I am not writing about a comfortable topic here and for that I apologize. But I think it’s more important to be realistic than trying to make people feel good. In my humble opinion, the challenges we face demand American consensus on some version of the issues I’ve raised here. We must eliminate divisive politics whether cultural, ideological, or racial. We are all Americans and that matters more than anything else. Freedom of Speech, Equal Protection Under the Law, Freedom of Worship, Right to Bear Arms, Right to Freely Assemble; these are the rights we are fighting for. Russia and China don’t share these values.
I’ve been listening to the Supreme Court Senate confirmation hearings and candidate Judge Ketanji Jackson Brown comported herself well. I wish President Biden had not announced that he would only appoint a black woman. The Supreme Court needs the most qualified candidates rather than ones that check some racial, ideological, or other demographic box. On its face, it seems in conflict with the Equal Protection clause that Judge Brown is supposed to defend. Any fair look at her more than 500 cases as a federal district judge reveals that she’s a liberal judge and sure there are decision she’s made that I disagree with. However, I was impressed with her passion for defending individual freedom from an overly aggressive government as well as her love the United States. As the daughter of parents who grew up with segregated Florida school, I was riveted with her description of how far we have come since those days. She’s being treated with the respect she deserves by both parties. It would be nice to see Democrats remember this the next time a Republican president nominates a SCOTUS justice because blatant hypocrisy is what erodes trust in public institutions.
Even so, a publicly televised institutional process like confirming the most powerful judges in the land is something completely foreign to our adversaries. In fact, Ketanji Brown would never be allowed to serve as any kind of judge in China, Russia, Iran or North Korea. An openly gay man like Pete Buttigieg would never be permitted in a presidential cabinet. China and Russia are two of the most racist countries on earth. Chinese is ethnically cleansing its 1.5 million Muslim Uighur population through reeducation and forced work camps that pump out products for American companies like Nike. Can you imagine this happening in the United States? We’d get that and worse if China and Russia end up writing the rules of the new world order.

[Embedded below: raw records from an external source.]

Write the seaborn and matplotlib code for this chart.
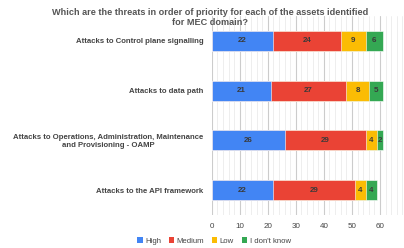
import numpy as np
import pandas as pd
import matplotlib
matplotlib.use("Agg")
import matplotlib.pyplot as plt
import seaborn as sns
from matplotlib.ticker import MultipleLocator
from matplotlib.patches import Patch

# Data
assets = [
    "Attacks to Control plane signalling",
    "Attacks to data path",
    "Attacks to Operations, Administration, Maintenance\nand Provisioning - OAMP",
    "Attacks to the API framework",
]
high = [22, 21, 26, 22]
medium = [24, 27, 29, 29]
low = [9, 8, 4, 4]
dont_know = [6, 5, 2, 4]

series = ["High", "Medium", "Low", "I don't know"]
colors = ["#4285F4", "#EA4335", "#FBBC04", "#34A853"]

df = pd.DataFrame({"asset": assets, "High": high, "Medium": medium,
                   "Low": low, "I don't know": dont_know})

sns.set_style("white")
plt.rcParams["font.family"] = ["Liberation Sans", "DejaVu Sans"]

fig = plt.figure(figsize=(4.04, 2.48), dpi=100)
ax = fig.add_axes([211.7 / 404, 33 / 248, (408 - 211.7) / 404, 199 / 248])

# stacked bars: draw cumulative totals from the largest down
cum = df[series].cumsum(axis=1)
for s, c in reversed(list(zip(series, colors))):
    sns.barplot(x=cum[s], y=df["asset"], color=c, saturation=1, orient="h", width=0.4,
                edgecolor="white", linewidth=0.4, ax=ax, zorder=3)

# value labels in the middle of each segment
for i in range(len(df)):
    start = 0
    for s in series:
        v = df.loc[i, s]
        ax.text(start + v / 2, i, str(v), ha="center", va="center",
                fontsize=5.8, fontweight="bold", color="#3a3a3a", zorder=4)
        start += v

ax.set_xlim(0, 70)
ax.set_ylim(3.5, -0.5)
ax.xaxis.set_major_locator(MultipleLocator(10))
ax.xaxis.set_minor_locator(MultipleLocator(2))
ax.grid(axis="x", which="major", color="#cccccc", linewidth=0.8, zorder=0)
ax.grid(axis="x", which="minor", color="#ebebeb", linewidth=0.6, zorder=0)
ax.grid(axis="y", visible=False)
for sp in ax.spines.values():
    sp.set_visible(False)
ax.set_xlabel("")
ax.set_ylabel("")
ax.tick_params(axis="x", which="both", length=0, labelsize=5.8, labelcolor="#444444", pad=6)
ax.tick_params(axis="y", length=0, labelsize=5.6, labelcolor="#444444", pad=6)
for lbl in ax.get_yticklabels():
    lbl.set_fontweight("bold")
    lbl.set_horizontalalignment("right")
    lbl.set_multialignment("center")

fig.text(0.52, 1 - 8 / 248, "Which are the threats in order of priority for each of the assets identified\nfor MEC domain?",
         ha="center", va="top", fontsize=6.6, fontweight="bold", color="#555555",
         linespacing=1.2)

handles = [Patch(facecolor=c, edgecolor="none", label=s) for s, c in zip(series, colors)]
fig.legend(handles=handles, loc="center", bbox_to_anchor=(214 / 404, 1 - 241 / 248),
           ncol=4, frameon=False, fontsize=5.6, handlelength=0.7, handleheight=0.7,
           handletextpad=0.3, columnspacing=1.0, labelcolor="#444444")

fig.savefig("out.png", dpi=100)
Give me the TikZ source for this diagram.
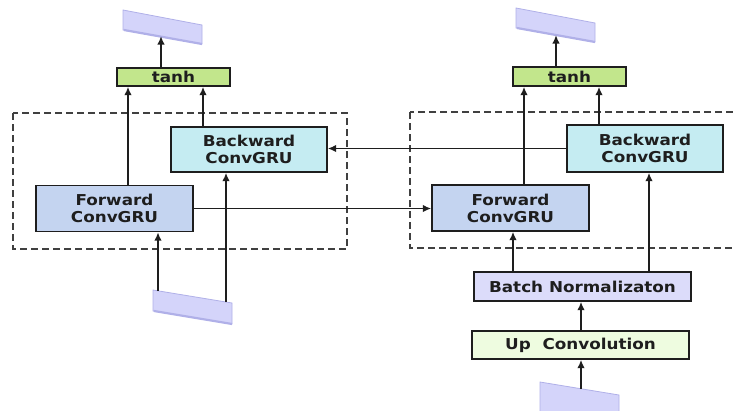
\documentclass[tikz,border=0pt]{standalone}
\usepackage{fontspec}
\setmainfont{DejaVu Sans}
\newfontfamily\boxfont{DejaVu Sans}[FakeStretch=1.12]
\usetikzlibrary{arrows.meta,calc}

\definecolor{tanhfill}{RGB}{194,230,140}
\definecolor{bwdfill}{RGB}{197,236,242}
\definecolor{fwdfill}{RGB}{196,212,240}
\definecolor{bnfill}{RGB}{220,220,250}
\definecolor{upfill}{RGB}{238,252,224}
\definecolor{mapfill}{RGB}{212,212,250}
\definecolor{mapedge}{RGB}{176,176,232}
\definecolor{ink}{RGB}{30,30,30}

\tikzset{
  blk/.style={draw=ink, line width=1.4pt, inner sep=0pt, align=center,
    font=\boxfont\bfseries\fontsize{15}{17}\selectfont, text=ink},
  arr/.style={draw=ink, line width=1.7pt, -{Latex[length=8.5pt,width=7.5pt]}},
  group/.style={draw=ink!85, line width=1.3pt, dash pattern=on 7pt off 4pt},
  featmap/.style={fill=mapfill, draw=mapedge, line width=0.8pt},
  mapbase/.style={draw=mapedge, line width=2.2pt}
}

\begin{document}
\begin{tikzpicture}[x=1pt,y=-1pt]
\useasboundingbox (0,0) rectangle (733,410);
\clip (0,0) rectangle (733,410);

% ---------- left bidirectional cell ----------
\draw[group] (13,113) rectangle (347,249);
\node[blk, fill=tanhfill, minimum width=113pt, minimum height=18pt] (tanhL) at (173.5,77) {tanh};
\node[blk, fill=bwdfill, minimum width=156pt, minimum height=45pt] (bwdL) at (249,149.5) {Backward\\ConvGRU};
\node[blk, fill=fwdfill, minimum width=157pt, minimum height=46pt] (fwdL) at (114.5,208.5) {Forward\\ConvGRU};

% feature maps (output on top, input below), with a darker lower rim
\draw[featmap] (123,10) -- (202,25) -- (202,44) -- (123,30) -- cycle;
\draw[mapbase] (124,30) -- (202,44);
\draw[featmap] (153,290) -- (232,303) -- (232,324) -- (153,311) -- cycle;
\draw[mapbase] (154,311) -- (232,324);
\coordinate (outL) at (161,36);
\coordinate (inLa) at (158,291);
\coordinate (inLb) at (226,302);

% ---------- right bidirectional cell ----------
\draw[group] (410,112) rectangle (760,248);
\node[blk, fill=tanhfill, minimum width=113pt, minimum height=19pt] (tanhR) at (569.5,76.5) {tanh};
\node[blk, fill=bwdfill, minimum width=156pt, minimum height=47pt] (bwdR) at (645,148.5) {Backward\\ConvGRU};
\node[blk, fill=fwdfill, minimum width=157pt, minimum height=46pt] (fwdR) at (510.5,208) {Forward\\ConvGRU};
\node[blk, fill=bnfill, minimum width=217pt, minimum height=29pt] (bn) at (582.5,286.5) {Batch Normalizaton};
\node[blk, fill=upfill, minimum width=217pt, minimum height=28pt] (up) at (580.5,345) {Up\ \ Convolution};

\draw[featmap] (516,8) -- (595,23) -- (595,42) -- (516,28) -- cycle;
\draw[mapbase] (517,28) -- (595,42);
\draw[featmap] (540,382) -- (619,395) -- (619,422) -- (540,422) -- cycle;
\coordinate (outR) at (556,35);
\coordinate (inR) at (581,389);

% ---------- connectors, left ----------
\draw[arr] (tanhL.north -| outL) -- (outL);
\draw[arr] (fwdL.north -| 128,0) -- (tanhL.south -| 128,0);
\draw[arr] (bwdL.north -| 203,0) -- (tanhL.south -| 203,0);
\draw[arr] (inLa) -- (fwdL.south -| inLa);
\draw[arr] (inLb) -- (bwdL.south -| inLb);

% ---------- connectors between cells ----------
\draw[arr] (bwdR.west) -- (bwdR.west -| bwdL.east);
\draw[arr] (fwdL.east) -- (fwdL.east -| fwdR.west);

% ---------- connectors, right ----------
\draw[arr] (tanhR.north -| outR) -- (outR);
\draw[arr] (fwdR.north -| 524,0) -- (tanhR.south -| 524,0);
\draw[arr] (bwdR.north -| 599,0) -- (tanhR.south -| 599,0);
\draw[arr] (bn.north -| 513,0) -- (fwdR.south -| 513,0);
\draw[arr] (bn.north -| 649,0) -- (bwdR.south -| 649,0);
\draw[arr] (up.north -| 581,0) -- (bn.south -| 581,0);
\draw[arr] (inR) -- (up.south -| inR);
\end{tikzpicture}
\end{document}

Ultimately, our freedoms and rights power the innovative culture that makes the United States the most successful political experiment in history. Even with its historical warts, America has improved the living standards of its citizens more than any human culture that has ever existed. Democracy, protection of individual freedoms, harnessing the power of diversity while creating a strong collective identity. These are strengths that China and Russia will never have without a revolution. This makes me optimistic that we still have what it takes to win The New Cold War. We just need the right leaders, united in mission, to galvanize the public into believing in the power of a United States of America. It’s been said that politicians only act when there’s fire in the living room. Guess what? There is fire in the living room. We can do this!